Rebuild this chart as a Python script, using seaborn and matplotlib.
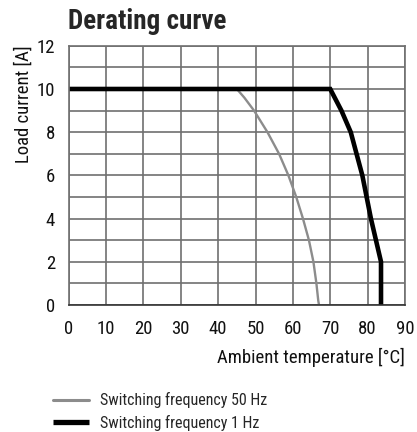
import pandas as pd
import seaborn as sns
from matplotlib import pyplot as plt
from matplotlib.ticker import MultipleLocator

# Courbes de déclassement
temp_50hz = [0, 45, 47, 49.6, 53.2, 56.3, 58.8, 60.9, 62.7, 64.3, 65.5, 66.3, 66.8, 67.0]
load_50hz = [10, 10, 9.6, 9.0, 8.0, 7.0, 6.0, 5.0, 4.0, 3.0, 2.0, 1.0, 0.2, 0]
temp_1hz = [0, 70, 73.0, 75.5, 78.6, 80.9, 83.6, 83.6]
load_1hz = [10, 10, 9.0, 8.0, 6.0, 4.0, 2.0, 0]
series_names = ['Switching frequency 50 Hz', 'Switching frequency 1 Hz']

x_ticks = list(range(0, 91, 10))
y_ticks = list(range(0, 13, 2))

df = pd.concat([
    pd.DataFrame({'temp': temp_50hz, 'load': load_50hz, 'serie': series_names[0]}),
    pd.DataFrame({'temp': temp_1hz, 'load': load_1hz, 'serie': series_names[1]}),
], ignore_index=True)

FONTS = ['Roboto Condensed', 'Archivo Narrow', 'DejaVu Sans']
sns.set_style('white')
plt.rcParams['font.family'] = FONTS

fig = plt.figure(figsize=(4.17, 4.32), dpi=100)
ax = fig.add_axes([0.165, 0.294, 0.806, 0.6])

grid_color = '#707070'
ax.set_xlim(0, 90)
ax.set_ylim(0, 12)
ax.set_xticks(x_ticks)
ax.set_yticks(y_ticks)
ax.yaxis.set_minor_locator(MultipleLocator(1))
ax.grid(True, which='both', color=grid_color, linewidth=1.2)
ax.set_axisbelow(True)
for side in ['left', 'right', 'top', 'bottom']:
    ax.spines[side].set_color(grid_color)
    ax.spines[side].set_linewidth(1.2)
ax.spines['bottom'].set_color('#333333')
ax.tick_params(axis='both', which='both', direction='out', length=6, width=1.2,
               color=grid_color, labelsize=13.5, labelcolor='#111111')
ax.tick_params(axis='y', which='both', pad=4)
ax.tick_params(axis='x', pad=5)

sns.lineplot(data=df, x='temp', y='load', hue='serie', size='serie', sort=False,
             estimator=None, palette=['#8c8c8c', '#000000'],
             sizes=[1.7, 3.3], legend=False, ax=ax)
for line in ax.get_lines():
    line.set_solid_capstyle('butt')
    line.set_solid_joinstyle('miter')

ax.set_xlabel('Ambient temperature [°C]', fontsize=13.5, loc='right', labelpad=7,
              color='#111111')
ax.set_ylabel('Load current [A]', fontsize=13.5, loc='top', labelpad=3,
              color='#111111')
fig.text(0.163, 1 - 29 / 432, 'Derating curve', fontsize=19.5, fontweight='bold',
         va='baseline', family=FONTS)

handles = [plt.Line2D([], [], color='#8c8c8c', linewidth=2.2),
           plt.Line2D([], [], color='#000000', linewidth=3.8, solid_capstyle='butt')]
fig.legend(handles, series_names, loc='center left',
           bbox_to_anchor=(0.126, 1 - 411.5 / 432),
           frameon=False, fontsize=11.5, handlelength=2.3, handletextpad=0.7,
           labelspacing=0.4, borderaxespad=0, borderpad=0)

fig.savefig('out.png', dpi=100)
plt.close()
++++
*Exercise aim*.
The lines from the start of the data through the line that contains "from matplotlib.ticker import MultipleLocator" are to be returned exactly, please, with both ends included and every picture left out.

*Exercise response*.
Rebuild this chart as a Python script, using seaborn and matplotlib.
import pandas as pd
import seaborn as sns
from matplotlib import pyplot as plt
from matplotlib.ticker import MultipleLocator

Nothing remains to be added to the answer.